The problem is that they can’t dock and unload – plus, there’s a truck shortage further complicating matters. Applauding the port and big retailers for 24/7 freight movement, it may not be enough.

We want those gifts, and we will have them, one way or another. We suggest a workaround.

Ready your lifejackets and P2P apps. We’re pulling a Brando and going “on the waterfront” for a decidedly different holiday shopping experience. And don’t forget cash (bribe-takers prefer it).

See also: Supply Chains Could Be the Grinch That Steals Retail’s 2021 Holiday Season 

Trade Like a Phoenician

If you want that pair of “Bluebird” Air Jordan 5 sneakers — or even a new toaster, as the president forewarned — how about going to the docks yourself for some DIY gift-buying?

Remember the olden days of 2019 and before? Black Friday drew throngs of shoppers who waited overnight outside stores for sale-priced flat screens. This will be like that – but with ships.

The Phoenicians did it in 3000 BCE. How hard can it be?

Several thousand people would enter the port complex with the dignity associated with swarms of holiday shoppers — which is to say, little or none — as people quickly take a visual inventory of which containers have what inside. Toys in this one, electronics in that one, etc.

Then it’s deal-making time. Ever try to make an on-the-spot buy of, say, a bedroom set with a longshoreman or stevedore? One wrong look and you’re finished. As others push in behind you, time will be of the essence. Just pay the asking price and move on. Don’t make eye contact.

We imagine it’s a bit like dealing with the infamous “Soup Nazi” made famous by “Seinfeld.”

Look, we’re not saying it’s a good idea.
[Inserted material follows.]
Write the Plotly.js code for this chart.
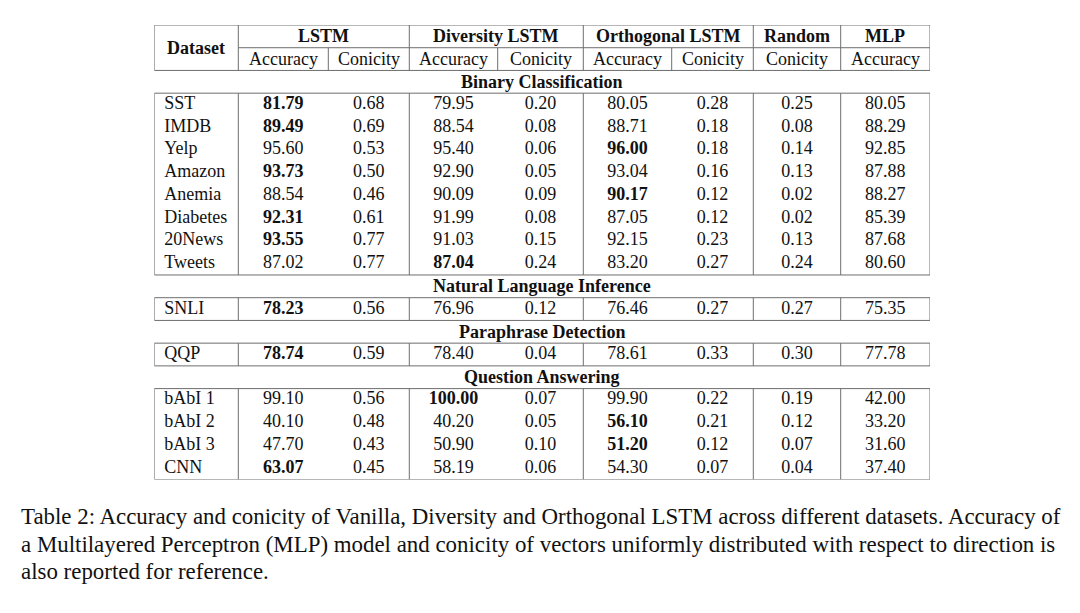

At least we’re trying.

Also see: Industries Try Allocations, Alternate Vendors and New Forms of Transportation to Work Around Supply Chain Problems 

Of Sailing Ships and High-Seas Gifts

In these situations, one needs a backup plan. That’s where the armada of dinghies comes in.
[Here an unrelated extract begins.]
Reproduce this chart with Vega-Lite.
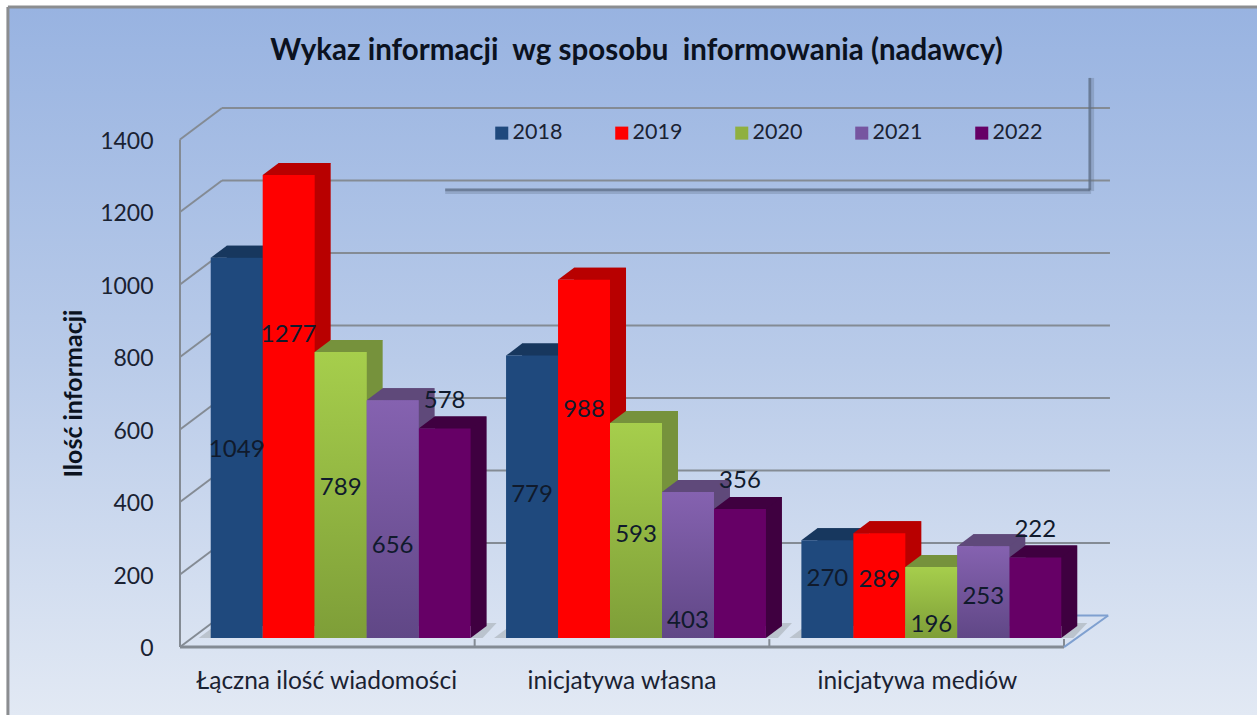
{"$schema":"https://vega.github.io/schema/vega-lite/v6.json","width":1249,"height":708,"padding":{"left":8,"top":7,"right":0,"bottom":0},"autosize":{"type":"none"},"background":"white","view":{"stroke":null,"fill":{"gradient":"linear","x1":0,"y1":0,"x2":0,"y2":1,"stops":[{"offset":0,"color":"#98B3E1"},{"offset":0.5,"color":"#B9CBE9"},{"offset":1,"color":"#E2E9F4"}]}},"title":{"text":"Wykaz informacji \u00a0wg sposobu \u00a0informowania (nadawcy)","font":"Lato","fontSize":29.5,"fontWeight":"bold","color":"#0b1220","anchor":"middle","dx":4,"dy":88,"baseline":"alphabetic"},"datasets":{"bars":[{"category":"Łączna ilość wiadomości","year":"2018","value":1049,"labelAt":519},{"category":"Łączna ilość wiadomości","year":"2019","value":1277,"labelAt":836},{"category":"Łączna ilość wiadomości","year":"2020","value":789,"labelAt":414},{"category":"Łączna ilość wiadomości","year":"2021","value":656,"labelAt":254},{"category":"Łączna ilość wiadomości","year":"2022","value":578,"labelAt":654},{"category":"inicjatywa własna","year":"2018","value":779,"labelAt":394},{"category":"inicjatywa własna","year":"2019","value":988,"labelAt":629},{"category":"inicjatywa własna","year":"2020","value":593,"labelAt":284},{"category":"inicjatywa własna","year":"2021","value":403,"labelAt":47},{"category":"inicjatywa własna","year":"2022","value":356,"labelAt":433},{"category":"inicjatywa mediów","year":"2018","value":270,"labelAt":163},{"category":"inicjatywa mediów","year":"2019","value":289,"labelAt":160},{"category":"inicjatywa mediów","year":"2020","value":196,"labelAt":36},{"category":"inicjatywa mediów","year":"2021","value":253,"labelAt":113},{"category":"inicjatywa mediów","year":"2022","value":222,"labelAt":298}],"grid":[{"level":0,"front":-25,"back":62},{"level":200,"front":175,"back":262},{"level":400,"front":375,"back":462},{"level":600,"front":575,"back":662},{"level":800,"front":775,"back":862},{"level":1000,"front":975,"back":1062},{"level":1200,"front":1175,"back":1262},{"level":1400,"front":1375,"back":1462}],"ticks":[{"pos":0},{"pos":1},{"pos":2},{"pos":3}]},"layer":[{"layer":[{"data":{"values":[{"a":1}]},"mark":{"type":"rule","color":"#8B8D90","strokeWidth":3},"encoding":{"x":{"datum":-0.584,"type":"quantitative","scale":{"domain":[0,3],"range":[172,1056]},"axis":null},"y":{"datum":-213,"type":"quantitative","scale":{"domain":[0,1400],"range":[631,123.5]},"title":"Ilość informacji","axis":{"orient":"left","offset":-145,"title":"Ilość informacji","values":[0,200,400,600,800,1000,1200,1400],"format":"d","grid":false,"domain":false,"ticks":false,"labelPadding":0,"labelOffset":10.5,"labelFont":"Lato","labelFontSize":23,"labelColor":"#1a2232","titleFont":"Lato","titleFontSize":25,"titleFontWeight":"bold","titleColor":"#0b1220","titleX":-67,"titleY":386,"titleAngle":270,"titleAnchor":"middle"}},"y2":{"datum":1741}}},{"data":{"values":[{"a":1}]},"mark":{"type":"rule","color":"#8B8D90","strokeWidth":3},"encoding":{"x":{"datum":-0.584,"type":"quantitative"},"x2":{"datum":3.66},"y":{"datum":1741,"type":"quantitative"}}},{"data":{"name":"grid"},"transform":[{"filter":"datum.level>0"}],"mark":{"type":"rule","color":"#848B94","strokeWidth":2},"encoding":{"x":{"datum":0.1425,"type":"quantitative"},"x2":{"datum":3.156},"y":{"field":"back","type":"quantitative"}}},{"data":{"name":"grid"},"mark":{"type":"rule","color":"#848B94","strokeWidth":2},"encoding":{"x":{"datum":0,"type":"quantitative"},"x2":{"datum":0.1425},"y":{"field":"front","type":"quantitative"},"y2":{"field":"back"}}},{"data":{"values":[{"a":1}]},"mark":{"type":"rule","color":"#848B94","strokeWidth":2},"encoding":{"x":{"datum":0,"type":"quantitative"},"y":{"datum":-25,"type":"quantitative"},"y2":{"datum":1375}}},{"data":{"values":[{"a":1}]},"mark":{"type":"rule","color":"#848B94","strokeWidth":3},"encoding":{"x":{"datum":0,"type":"quantitative"},"x2":{"datum":3},"y":{"datum":-25,"type":"quantitative"}}},{"data":{"name":"ticks"},"mark":{"type":"rule","color":"#848B94","strokeWidth":2},"encoding":{"x":{"field":"pos","type":"quantitative"},"y":{"datum":-25,"type":"quantitative"},"y2":{"datum":-3}}},{"data":{"values":[{"a":1}]},"mark":{"type":"rule","color":"#7FA0D0","strokeWidth":2},"encoding":{"x":{"datum":3,"type":"quantitative"},"x2":{"datum":3.15},"y":{"datum":-25,"type":"quantitative"},"y2":{"datum":62}}},{"data":{"values":[{"a":1}]},"mark":{"type":"rule","color":"#7FA0D0","strokeWidth":2},"encoding":{"x":{"datum":3.03,"type":"quantitative"},"x2":{"datum":3.15},"y":{"datum":62,"type":"quantitative"}}},{"data":{"values":[{"a":1}]},"mark":{"type":"rule","color":"#5D6C85","strokeWidth":6,"opacity":0.3},"encoding":{"x":{"datum":0.9,"type":"quantitative"},"x2":{"datum":3.092},"y":{"datum":1233,"type":"quantitative"}}},{"data":{"values":[{"a":1}]},"mark":{"type":"rule","color":"#5D6C85","strokeWidth":2.5,"opacity":0.7},"encoding":{"x":{"datum":0.9,"type":"quantitative"},"x2":{"datum":3.088},"y":{"datum":1236,"type":"quantitative"}}},{"data":{"values":[{"a":1}]},"mark":{"type":"rule","color":"#5D6C85","strokeWidth":6,"opacity":0.3},"encoding":{"x":{"datum":3.092,"type":"quantitative"},"y":{"datum":1233,"type":"quantitative"},"y2":{"datum":1545}}},{"data":{"values":[{"a":1}]},"mark":{"type":"rule","color":"#5D6C85","strokeWidth":2.5,"opacity":0.7},"encoding":{"x":{"datum":3.088,"type":"quantitative"},"y":{"datum":1236,"type":"quantitative"},"y2":{"datum":1545}}}]},{"data":{"name":"bars"},"resolve":{"scale":{"xOffset":"independent"}},"encoding":{"x":{"field":"category","type":"nominal","sort":null,"title":null,"scale":{"range":[185,1071],"paddingInner":0.12,"paddingOuter":0.06},"axis":{"orient":"bottom","labelAngle":0,"domain":false,"ticks":false,"offset":-46,"labelOffset":-14,"labelPadding":0,"labelLimit":400,"labelFont":"Lato","labelFontSize":24.5,"labelColor":"#1a2232"}},"xOffset":{"field":"year","type":"nominal","sort":null,"scale":{"type":"band","domain":["2018","2019","2020","2021","2022"],"range":[0,259.9],"paddingInner":0,"paddingOuter":0}},"y":{"field":"value","type":"quantitative","scale":{"domain":[0,1400],"range":[631,123.5]}}},"layer":[{"mark":{"type":"point","filled":true,"opacity":0.4,"size":4,"shape":"M-38,0 L-18,-15 L52,-15 L38,0 Z","color":"#8E9698"},"encoding":{"y":{"datum":0,"type":"quantitative"}}},{"mark":{"type":"bar","yOffset":-12},"encoding":{"xOffset":{"field":"year","type":"nominal","sort":null,"scale":{"type":"band","domain":["2018","2019","2020","2021","2022"],"range":[16,275.9],"paddingInner":0,"paddingOuter":0}},"fill":{"field":"year","type":"nominal","scale":{"domain":["2018","2019","2020","2021","2022","-"],"range":["#17375E","#B80000","#76923C","#5F497A","#3F0040","#000000"]},"legend":null}}},{"mark":{"type":"point","filled":true,"opacity":1,"size":4,"shape":"M26,0 L42,-12 L26,-12 Z"},"encoding":{"y":{"datum":0,"type":"quantitative"},"fill":{"field":"year","type":"nominal","legend":null}}},{"mark":{"type":"point","filled":true,"opacity":1,"size":4,"shape":"M-26,0 L-10,-12 L42,-12 L26,0 Z"},"encoding":{"fill":{"field":"year","type":"nominal","legend":null}}},{"mark":{"type":"bar"},"encoding":{"color":{"field":"year","type":"nominal","scale":{"domain":["2018","2019","2020","2021","2022"],"range":["#1F497D","#FF0000","#8FB040","#7655A0","#660066"]},"legend":{"orient":"none","legendX":483,"legendY":115,"direction":"horizontal","title":null,"symbolType":"square","symbolSize":170,"symbolStrokeWidth":0,"labelFont":"Lato","labelFontSize":21.5,"labelColor":"#1a2232","labelOffset":0,"columnPadding":48,"padding":0}}}},{"transform":[{"filter":"datum.year=='2020'"}],"mark":{"type":"bar","fill":{"gradient":"linear","x1":0,"y1":0,"x2":0,"y2":1,"stops":[{"offset":0,"color":"#A6CE4C"},{"offset":1,"color":"#7E9E38"}]}}},{"transform":[{"filter":"datum.year=='2021'"}],"mark":{"type":"bar","fill":{"gradient":"linear","x1":0,"y1":0,"x2":0,"y2":1,"stops":[{"offset":0,"color":"#8562B0"},{"offset":1,"color":"#604786"}]}}},{"mark":{"type":"text","font":"Lato","fontSize":24,"color":"#101a2c","baseline":"middle","align":"center"},"encoding":{"y":{"field":"labelAt","type":"quantitative"},"text":{"field":"value","type":"quantitative","format":"d"}}}]}],"resolve":{"scale":{"x":"independent"}}}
As crowds rummage through containers already on the dock, a handful of hearty souls could set out in a fleet of small boats to meet the ships that have yet to moor.
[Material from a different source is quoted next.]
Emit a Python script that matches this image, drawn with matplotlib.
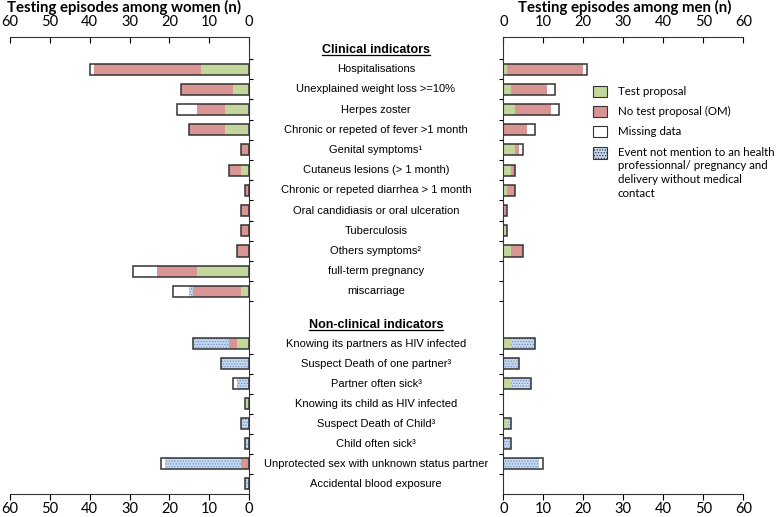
import numpy as np
import matplotlib
matplotlib.use("Agg")
import matplotlib.pyplot as plt
import matplotlib.transforms as mtransforms
import matplotlib.lines as mlines
from matplotlib.patches import Rectangle
from matplotlib.lines import Line2D

plt.rcParams['hatch.linewidth'] = 0.6

# données
clinical_labels = ["Hospitalisations", "Unexplained weight loss >=10%", "Herpes zoster",
                   "Chronic or repeted of fever >1 month", "Genital symptoms¹",
                   "Cutaneus lesions (> 1 month)", "Chronic or repeted diarrhea > 1 month",
                   "Oral candidiasis or oral ulceration", "Tuberculosis", "Others symptoms²",
                   "full-term pregnancy", "miscarriage"]
nonclinical_labels = ["Knowing its partners as HIV infected", "Suspect Death of one partner³",
                      "Partner often sick³", "Knowing its child as HIV infected",
                      "Suspect Death of Child³", "Child often sick³",
                      "Unprotected sex with unknown status partner", "Accidental blood exposure"]

women_test    = [12, 4, 6, 6, 0, 2, 0, 0, 0, 0, 13, 2,   3, 0, 0, 1, 0, 0, 0, 0]
women_notest  = [27, 13, 7, 9, 2, 3, 1, 2, 2, 3, 10, 12, 2, 0, 0, 0, 0, 0, 2, 0]
women_event   = [0, 0, 0, 0, 0, 0, 0, 0, 0, 0, 0, 1,     9, 7, 3, 0, 2, 1, 19, 1]
women_missing = [1, 0, 5, 0, 0, 0, 0, 0, 0, 0, 6, 4,     0, 0, 1, 0, 0, 0, 1, 0]

men_test    = [1, 2, 3, 0, 3, 2, 1, 0, 1, 2, 0, 0,  2, 0, 2, 0, 1, 0, 0, 0]
men_notest  = [19, 9, 9, 6, 1, 1, 2, 1, 0, 3, 0, 0, 0, 0, 0, 0, 0, 0, 0, 0]
men_event   = [0, 0, 0, 0, 0, 0, 0, 0, 0, 0, 0, 0,  6, 4, 5, 0, 1, 2, 9, 0]
men_missing = [1, 2, 2, 2, 1, 0, 0, 0, 0, 0, 0, 0,  0, 0, 0, 0, 0, 0, 1, 0]

legend_labels = ["Test proposal", "No test proposal (OM)", "Missing data",
                 "Event not mention to an health\nprofessionnal/ pregnancy and\ndelivery without medical\ncontact"]

GREEN = "#c3d69b"
PINK = "#d99594"
BLUE = "#c6d9f1"
HATCH_C = "#6f8fc0"
EDGE = "#333333"

# positions verticales (deux blocs décalés comme dans l'original)
pos_clin = np.arange(1, 13)
pos_nonclin = 14.6 + np.arange(8) * 0.99
positions = np.concatenate([pos_clin, pos_nonclin])
head_clin = 0.05
head_nonclin = 13.65
yticks = np.concatenate([np.arange(13) + 0.5, pos_nonclin[:-1] + 0.495])

fig = plt.figure(figsize=(7.78, 5.17), dpi=100)
axL = fig.add_axes([10 / 778, 1 - 494 / 517, 239 / 778, 457 / 517])
axR = fig.add_axes([503.3 / 778, 1 - 494 / 517, 240 / 778, 457 / 517])

H = 0.55


def stacked(ax, test, notest, event, missing):
    test = np.array(test); notest = np.array(notest)
    event = np.array(event); missing = np.array(missing)
    left = np.zeros(len(test))
    ax.barh(positions, test, H, left=left, color=GREEN, linewidth=0)
    left = left + test
    ax.barh(positions, notest, H, left=left, color=PINK, linewidth=0)
    left = left + notest
    ax.barh(positions, event, H, left=left, color=BLUE, edgecolor=HATCH_C,
            hatch="......", linewidth=0)
    left = left + event
    ax.barh(positions, missing, H, left=left, color="white", linewidth=0)
    left = left + missing
    total = np.where(left > 0, left, np.nan)
    ax.barh(positions, total, H, fill=False, edgecolor=EDGE, linewidth=1.1)


stacked(axL, women_test, women_notest, women_event, women_missing)
stacked(axR, men_test, men_notest, men_event, men_missing)

for ax in (axL, axR):
    ax.set_ylim(22.03, -0.59)
    ax.set_xticks(np.arange(0, 61, 10))
    ax.tick_params(axis='x', top=True, labeltop=True, bottom=True, labelbottom=True,
                   labelsize=10.5, length=4, width=0.8, pad=1.5)
    for lab in ax.get_xticklabels():
        lab.set_fontfamily("Lato")
    # graduations du haut tournées vers l'intérieur, comme dans l'original
    for tk in ax.xaxis.get_major_ticks():
        tk.tick2line.set_marker(mlines.TICKDOWN)
    ax.set_yticks(yticks)
    ax.set_yticklabels([])
    for s in ax.spines.values():
        s.set_linewidth(0.8)
        s.set_color("#333333")

axL.set_xlim(60, 0)
axR.set_xlim(0, 60)
axL.spines['left'].set_visible(False)
axR.spines['right'].set_visible(False)
axL.yaxis.tick_right()
axL.tick_params(axis='y', length=3, direction='out', width=0.8)
axR.tick_params(axis='y', length=3, direction='out', width=0.8)

# titres
fig.text(124 / 778, 1 - 7 / 517, "Testing episodes among women (n)", ha='center', va='center',
         fontsize=10.8, fontweight='bold', family="Lato")
fig.text(625 / 778, 1 - 7 / 517, "Testing episodes among men (n)", ha='center', va='center',
         fontsize=10.8, fontweight='bold', family="Lato")

# libellés centraux
trans = mtransforms.blended_transform_factory(fig.transFigure, axL.transData)
xc = 376 / 778
for p, lab in zip(positions, clinical_labels + nonclinical_labels):
    axL.text(xc, p, lab, transform=trans, ha='center', va='center', fontsize=8,
             family="Liberation Sans", clip_on=False)
heads = []
for p, lab in [(head_clin, "Clinical indicators"), (head_nonclin, "Non-clinical indicators")]:
    heads.append(axL.text(xc, p, lab, transform=trans, ha='center', va='center', fontsize=9,
                          fontweight='bold', family="Liberation Sans", clip_on=False))

# soulignement des titres de blocs
fig.canvas.draw()
r = fig.canvas.get_renderer()
for t in heads:
    bb = t.get_window_extent(r).transformed(fig.transFigure.inverted())
    fig.add_artist(Line2D([bb.x0, bb.x1], [bb.y0 + 0.002, bb.y0 + 0.002],
                          transform=fig.transFigure, color='black', linewidth=0.9))

# légende manuelle
lx, lw, lh = 593 / 778, 14 / 778, 11 / 517
leg_y = [92, 112, 132, 153]
styles = [dict(facecolor=GREEN), dict(facecolor=PINK), dict(facecolor='white'),
          dict(facecolor=BLUE, hatch='......')]
for yy, lab, st in zip(leg_y, legend_labels, styles):
    yf = 1 - yy / 517
    fig.add_artist(Rectangle((lx, yf - lh / 2), lw, lh, transform=fig.transFigure,
                             edgecolor=EDGE, linewidth=0.8, **st))
    fig.text(618 / 778, yf + 0.0125, lab, ha='left', va='top', fontsize=8.3, family="Lato",
             linespacing=1.3)

fig.savefig("out.png", dpi=100)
Untold riches await, for those brave and dumb enough to attempt this.

Boarding may be a problem — ship captains and crews tend to frown on it — so bring a megaphone. Make an offer they can’t refuse. Do what you must. Remember the shortages.

As recently reported by Today, “Unfortunately for parents, holiday shopping in 2021 may prove even more challenging than it was in 2020. A new survey from professional services firm KPMG reveals that there may be a major shortage of toys and other inventory this holiday season.”

That’s why, in this scenario, you’re now in a rowboat off L.A., using Google Translate to parley with a Portuguese ship captain for boarding (and shopping) privileges.

Is it worth it? Ask your significant other. Ask your mom. Ask your cat. Now you get it.

Could you be reported for piracy for buying a pallet of Glo Pixies Dolls because that’s the only amount the crew is willing to discuss? Yes. But if you make it back to shore, you’re a hero.

We wish you good luck with this mad plan. We can’t be there. Journalistic integrity and all that.